## SHORT TASK
Copy exactly the lines from the beginning of the data down to and including the line holding "const yStep = 500;", without any pictures.
- - -
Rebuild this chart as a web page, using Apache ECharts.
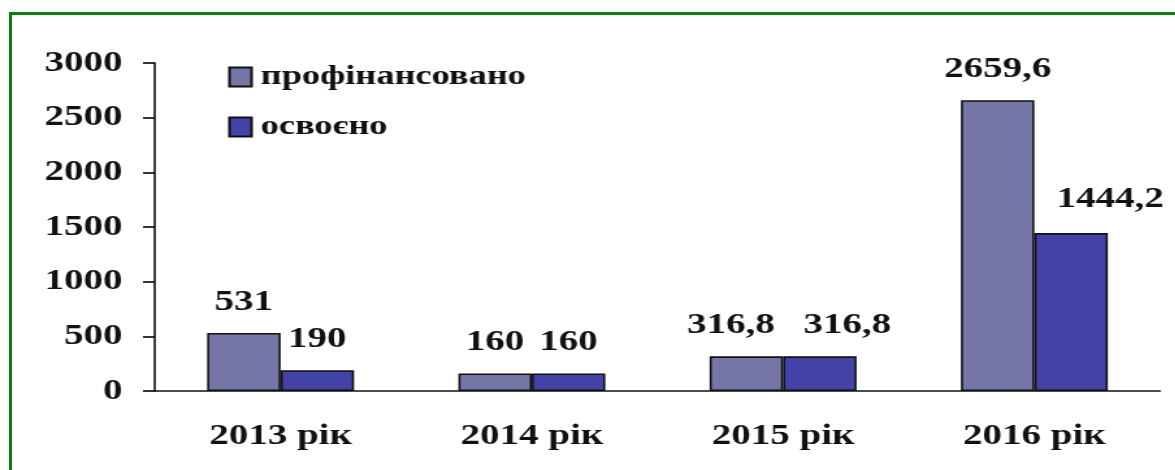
<!DOCTYPE html>
<html lang="uk">
  <head>
    <meta charset="UTF-8" />
    <title>Профінансовано та освоєно</title>
    <style>
      html,
      body {
        margin: 0;
        padding: 0;
        background: #fff;
        overflow: hidden;
      }
      .frame {
        position: absolute;
        left: 9px;
        top: 12px;
        width: 1300px;
        height: 600px;
        border-top: 3.5px solid #0c800c;
        border-left: 3.5px solid #0c800c;
      }
      /* the original picture is stretched sideways, so draw narrow and stretch */
      #chart {
        position: absolute;
        left: 0;
        top: 0;
        width: 904px;
        height: 470px;
        transform: scaleX(1.3);
        transform-origin: 0 0;
      }
    </style>
    <script src="https://cdn.jsdelivr.net/npm/echarts@6/dist/echarts.min.js"></script>
  </head>
  <body>
    <div class="frame"></div>
    <div id="chart"></div>
    <script>
      const years = ["2013 рік", "2014 рік", "2015 рік", "2016 рік"];
      const funded = [531, 160, 316.8, 2659.6];
      const used = [190, 160, 316.8, 1444.2];
      const yMin = 0;
      const yMax = 3000;
      const yStep = 500;

      // labels were moved by hand in the original: [dx, dy]
      const fundedShift = [[0, 0], [0, 0], [-12, 0], [0, 0]];
      const usedShift = [[0, 0], [0, 0], [21, 0], [30, -3]];

      const font = '"Liberation Serif", "Times New Roman", serif';
      const ink = "#111";

      function items(values, shift) {
        return values.map((v, i) => ({
          value: v,
          label: { offset: shift[i] },
        }));
      }

      function barSeries(name, values, shift, color) {
        return {
          name: name,
          type: "bar",
          data: items(values, shift),
          barWidth: 56.5,
          barGap: "0%",
          itemStyle: { color: color, borderColor: ink, borderWidth: 1.6 },
          label: {
            show: true,
            position: "top",
            distance: 16,
            fontFamily: font,
            fontWeight: "bold",
            fontSize: 30,
            color: ink,
            formatter: (p) => String(p.value).replace(".", ","),
          },
        };
      }

      const chart = echarts.init(document.getElementById("chart"), null, {
        renderer: "canvas",
      });

      const option = {
        animation: false,
        textStyle: { fontFamily: font },
        legend: {
          orient: "vertical",
          left: 170.5,
          top: 58,
          itemGap: 22,
          itemWidth: 17,
          itemHeight: 19,
          icon: "rect",
          textStyle: {
            fontFamily: font,
            fontWeight: "bold",
            fontSize: 28,
            color: ink,
            padding: [0, 0, 0, 2],
          },
          data: ["профінансовано", "освоєно"],
        },
        grid: {
          left: 119.2,
          right: 11.7,
          top: 63,
          bottom: 79,
          containLabel: false,
          outerBoundsMode: "none",
        },
        xAxis: {
          type: "category",
          data: years,
          axisLine: { lineStyle: { color: ink, width: 1.7 } },
          axisTick: { length: 10, lineStyle: { color: ink, width: 1.6 } },
          axisLabel: {
            margin: 30,
            fontFamily: font,
            fontWeight: "bold",
            fontSize: 30,
            color: ink,
          },
        },
        yAxis: {
          type: "value",
          min: yMin,
          max: yMax,
          interval: yStep,
          axisLine: { show: true, lineStyle: { color: ink, width: 1.6 } },
          axisTick: { show: true, length: 9.2, lineStyle: { color: ink, width: 1.7 } },
          splitLine: { show: false },
          axisLabel: {
            margin: 25,
            fontFamily: font,
            fontWeight: "bold",
            fontSize: 30,
            color: ink,
            formatter: (v) => String(v),
          },
        },
        series: [
          barSeries("профінансовано", funded, fundedShift, "#7575a7"),
          barSeries("освоєно", used, usedShift, "#4343a8"),
        ],
      };

      chart.setOption(option);
    </script>
  </body>
</html>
- - -
## RESULT
Rebuild this chart as a web page, using Apache ECharts.
<!DOCTYPE html>
<html lang="uk">
  <head>
    <meta charset="UTF-8" />
    <title>Профінансовано та освоєно</title>
    <style>
      html,
      body {
        margin: 0;
        padding: 0;
        background: #fff;
        overflow: hidden;
      }
      .frame {
        position: absolute;
        left: 9px;
        top: 12px;
        width: 1300px;
        height: 600px;
        border-top: 3.5px solid #0c800c;
        border-left: 3.5px solid #0c800c;
      }
      /* the original picture is stretched sideways, so draw narrow and stretch */
      #chart {
        position: absolute;
        left: 0;
        top: 0;
        width: 904px;
        height: 470px;
        transform: scaleX(1.3);
        transform-origin: 0 0;
      }
    </style>
    <script src="https://cdn.jsdelivr.net/npm/echarts@6/dist/echarts.min.js"></script>
  </head>
  <body>
    <div class="frame"></div>
    <div id="chart"></div>
    <script>
      const years = ["2013 рік", "2014 рік", "2015 рік", "2016 рік"];
      const funded = [531, 160, 316.8, 2659.6];
      const used = [190, 160, 316.8, 1444.2];
      const yMin = 0;
      const yMax = 3000;
      const yStep = 500;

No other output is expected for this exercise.